I have to strenuously disagree with you about the movie "Shortbus." I found it to be a penetrating (no pun intended) look into the harsh anxieties many of us feel over sex and sexuality. The main character's inability to reach orgasm is probably not a rare condition in large portions of the RSA (Repressed States of America) and many people just settle for bad or infrequent sex with their mates, while saying that sex doesn't matter so much.
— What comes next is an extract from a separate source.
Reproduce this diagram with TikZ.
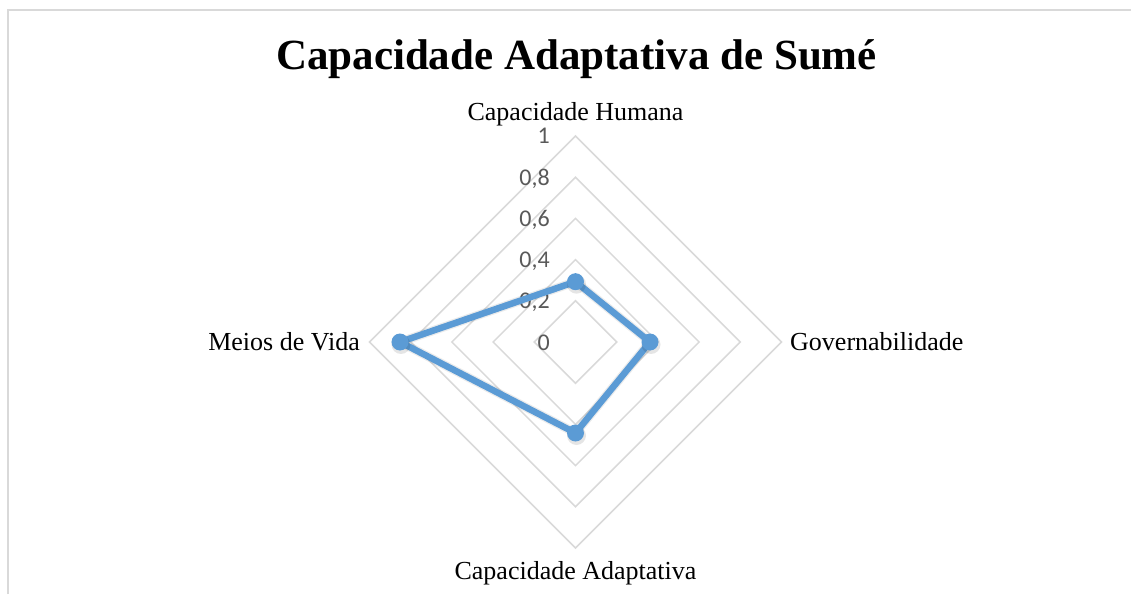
\documentclass[tikz,border=0pt]{standalone}
\usepackage{fontspec}
\setmainfont{Liberation Serif}
\newfontfamily\axisfont{Carlito}

\begin{document}
\begin{tikzpicture}[x=1pt,y=1pt,
    gridline/.style={draw=gridgray,line width=1.5pt},
    series/.style={draw=seriesblue,line width=6.5pt,line join=round},
    catlabel/.style={font=\fontsize{26}{26}\selectfont,inner sep=0pt},
    ticklabel/.style={font=\axisfont\fontsize{24}{24}\selectfont,text=ticktext,inner sep=0pt,anchor=base east}]

\definecolor{gridgray}{RGB}{217,217,217}
\definecolor{seriesblue}{RGB}{91,155,213}
\definecolor{ticktext}{RGB}{89,89,89}

\useasboundingbox (-575.5,-252) rectangle (555.5,342);

% chart frame
\draw[gridgray,line width=2pt] (-567.5,-252)--(-567.5,332)--(555.5,332);

\node[anchor=base,inner sep=0pt,font=\bfseries\fontsize{43}{43}\selectfont] (title) at (1,272) {Capacidade Adaptativa de Sumé};

% rings
\foreach \k in {1,...,5}
	{
		\draw[gridline] (0,41.2*\k)--(41.2*\k,0)--(0,-41.2*\k)--(-41.2*\k,0)--cycle;
	}

\foreach \k/\t in {0/0,1/{0,2},2/{0,4},3/{0,6},4/{0,8},5/1}
	\node[ticklabel] (tick\k) at (-25.5,-8+41.2*\k) {\t};

\node[catlabel,anchor=base] (humana) at (0,221.3) {Capacidade Humana};
\node[catlabel,anchor=base west] (gov) at (214.5,-8) {Governabilidade};
\node[catlabel,anchor=base] (adapt) at (0,-237) {Capacidade Adaptativa};
\node[catlabel,anchor=base east] (vida) at (-215.5,-8) {Meios de Vida};

% data
\coordinate (pH) at (0,60.3);
\coordinate (pG) at (74.5,0);
\coordinate (pA) at (0,-91);
\coordinate (pV) at (-175.5,0);

\draw[black,opacity=0.08,line width=9pt,line join=round,shift={(1,-2.5)}] (pH)--(pG)--(pA)--(pV)--cycle;
\draw[series] (pH)--(pG)--(pA)--(pV)--cycle;
\foreach \p in {pH,pG,pA,pV}
	{
		\fill[black,opacity=0.1] ([shift={(1,-2.5)}]\p) circle (9.5);
		\fill[seriesblue] (\p) circle (8.5);
	}
\end{tikzpicture}
\end{document}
While unfortunate, the equating of the sexually repressed with special needs children isn't so far off base. I can only hope that more artists take the kind of chance that the writer/director of "Shortbus" did.

howzerdo said...

I think we will have to agree to disagree. Something I did like about the movie is that it made me want to post about it, and it is a rare movie that inspires me to write something, even if it is negative. I don't think the director's exploration of sexual expression is necessarily a bad thing, but I also don't believe that all or even most of the patrons of the club were having good sex. (Frequent? Yes.) I did not find women to be realistically portrayed in this movie at all. I also objected to the other unrealistic aspects in terms of suicide, counseling, etc. as well as equating any of these characters' various neuroses and inhibitions to the myriad challenges faced by disabled children. Something else unrealistic that I forgot to write in my post was the dearth of what society views as less sexually attractive people. I admit it was hard to decipher in the tangle of bodies, but I only saw one old, and one fat person. Not everyone in the world who struggles with identity issues is young and attractive. But maybe that is a taboo even hipsters share with all others in what you label the RSA? Anyway, thanks for your comment - GBP isn't exactly brimming with commenters and all visitors are much appreciated.

The Black Dancer said...

I look forward to your future posts and will visit often. Got you bookmarked.